Mr. Carney said investors in Canada and the United Arab Emirates are putting the finishing touches on an agreement exceeding $1-billion to expand the processing of critical minerals in this country.
He said more details will be provided soon and held up the nascent deal as a benefit of his trade mission to the Gulf region, before moving on to the Group of 20 summit in South Africa.
Speaking Friday to a business audience in Abu Dhabi, the capital city of the UAE, the Prime Minister said the Emirates has also pledged to invest $70-billion in Canada. He called it a “powerful vote of confidence in our economy” and a major step forward in new strategic partnership.
Prime Minister Mark Carney concluded a trip to the United Arab Emirates saying Canada had signed both a financial investment promotion and protection agreement and launched a process to start free trade talks. His trip comes as Carney pushes to expand Canada’s trade away from the United States.
The Canadian Press
A senior official said the $70-billion investment pledge represents investments to be made over a roughly one-year period. The Globe and Mail is not identifying the official because they are not authorized to speak publicly.
With its trillions of dollars in investment capital, the Gulf is one of several priority regions for Canada, along with Europe and Asia, as it seeks to diversify trade away from the increasingly unreliable U.S. under President Donald Trump.

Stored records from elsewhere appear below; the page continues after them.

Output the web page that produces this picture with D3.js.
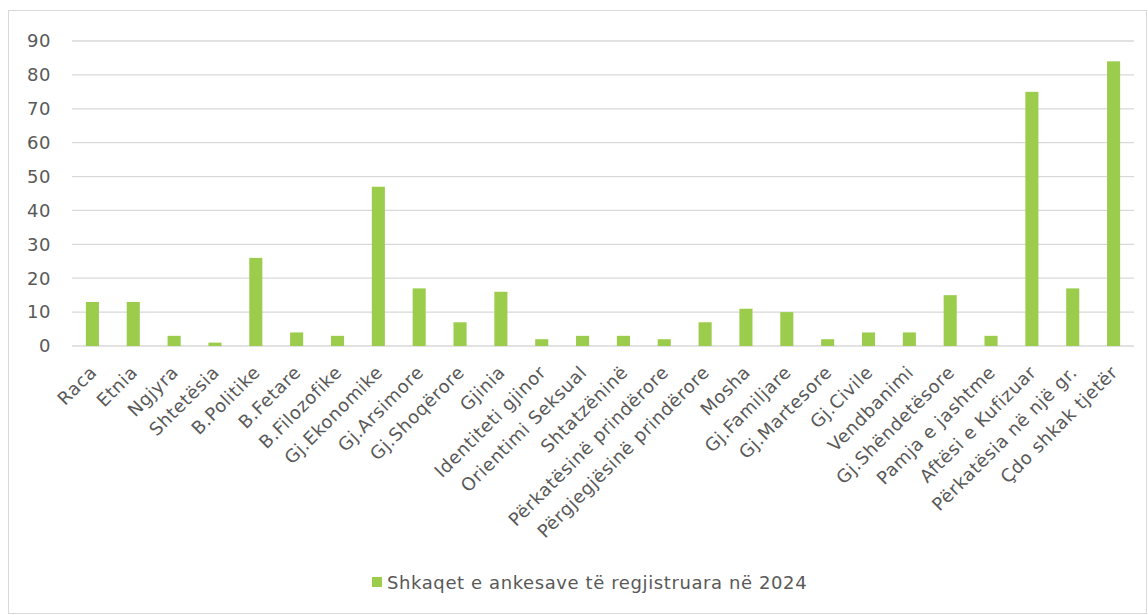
<!DOCTYPE html>
<html>
<head>
<meta charset="utf-8">
<script src="https://cdn.jsdelivr.net/npm/d3@7"></script>
<style>
  body { margin: 0; background: #fff; }
  text { font-family: "DejaVu Sans", sans-serif; fill: #595959; }
</style>
</head>
<body>
<svg id="chart" width="1148" height="615"></svg>
<script>
var categories = ["Raca", "Etnia", "Ngjyra", "Shtetësia", "B.Politike", "B.Fetare", "B.Filozofike",
  "Gj.Ekonomike", "Gj.Arsimore", "Gj.Shoqërore", "Gjinia", "Identiteti gjinor", "Orientimi Seksual",
  "Shtatzëninë", "Përkatësinë prindërore", "Përgjegjësinë prindërore", "Mosha", "Gj.Familjare",
  "Gj.Martesore", "Gj.Civile", "Vendbanimi", "Gj.Shëndetësore", "Pamja e jashtme",
  "Aftësi e Kufizuar", "Përkatësia në një gr.", "Çdo shkak tjetër"];
var values = [13, 13, 3, 1, 26, 4, 3, 47, 17, 7, 16, 2, 3, 3, 2, 7, 11, 10, 2, 4, 4, 15, 3, 75, 17, 84];
var yTicks = [0, 10, 20, 30, 40, 50, 60, 70, 80, 90];
var seriesName = "Shkaqet e ankesave të regjistruara në 2024";

var svg = d3.select("#chart");
var plotLeft = 72, plotRight = 1134, plotTop = 41, plotBottom = 346;

// outer border
svg.append("rect")
  .attr("x", 8.5).attr("y", 10.5)
  .attr("width", 1138).attr("height", 603)
  .attr("fill", "none").attr("stroke", "#d9d9d9");

var x = d3.scaleBand().domain(categories).range([plotLeft, plotRight]).paddingInner(0.68).paddingOuter(0.34);
var y = d3.scaleLinear().domain([0, 90]).range([plotBottom, plotTop]);

// gridlines
svg.append("g").selectAll("line")
  .data(yTicks).enter().append("line")
    .attr("x1", plotLeft).attr("x2", plotRight)
    .attr("y1", function(d) { return y(d); })
    .attr("y2", function(d) { return y(d); })
    .attr("stroke", "#d9d9d9").attr("stroke-width", 1.3);

// y labels
svg.append("g").selectAll("text")
  .data(yTicks).enter().append("text")
    .attr("x", 51).attr("y", function(d) { return y(d); })
    .attr("dy", "0.35em")
    .attr("text-anchor", "end")
    .style("font-size", "18px")
    .style("letter-spacing", "0.5px")
    .text(function(d) { return d; });

// bars
svg.append("g").selectAll("rect")
  .data(values).enter().append("rect")
    .attr("x", function(d, i) { return x(categories[i]); })
    .attr("y", function(d) { return y(d); })
    .attr("width", x.bandwidth())
    .attr("height", function(d) { return y(0) - y(d); })
    .attr("fill", "#9bcc4c");

// x labels
svg.append("g").selectAll("text")
  .data(categories).enter().append("text")
    .attr("transform", function(d) {
      var cx = x(d) + x.bandwidth() / 2;
      return "translate(" + (cx + 1) + "," + 369 + ") rotate(-45)";
    })
    .attr("text-anchor", "end")
    .attr("dy", "0.35em")
    .style("font-size", "18px")
    .style("letter-spacing", "0.6px")
    .text(function(d) { return d; });

// legend
svg.append("rect").attr("x", 372).attr("y", 577).attr("width", 10).attr("height", 10).attr("fill", "#9bcc4c");
svg.append("text").attr("x", 387).attr("y", 583).attr("dy", "0.35em")
  .style("font-size", "18px")
  .style("letter-spacing", "0.6px")
  .text(seriesName);
</script>
</body>
</html>
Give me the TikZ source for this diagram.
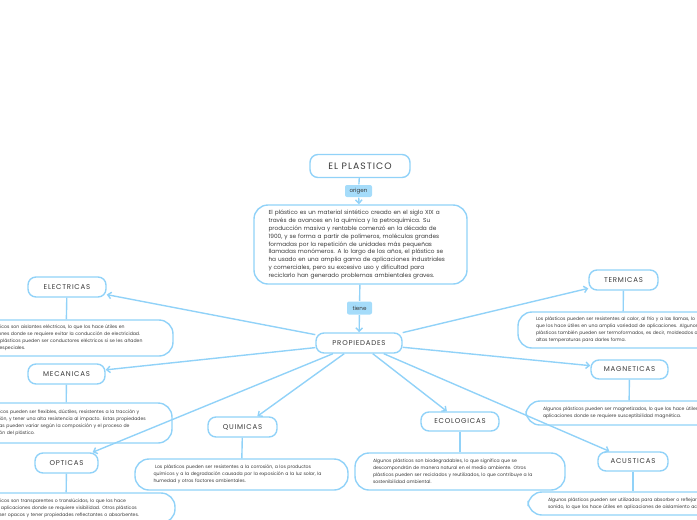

That has made attracting foreign investment in energy, infrastructure, artificial intelligence and resources a high priority.
The Prime Minister’s trip was also a concerted effort to reframe Canada as a destination for investment in its own right, and not simply as part of the North American economy dominated by the United States. The bilateral meetings Mr. Carney held in the Emirates, where he had already forged high-level relationships as a central banker and investor, were choreographed to set the stage for a new level of engagement in the region, with Canadian business leaders and investors in tow.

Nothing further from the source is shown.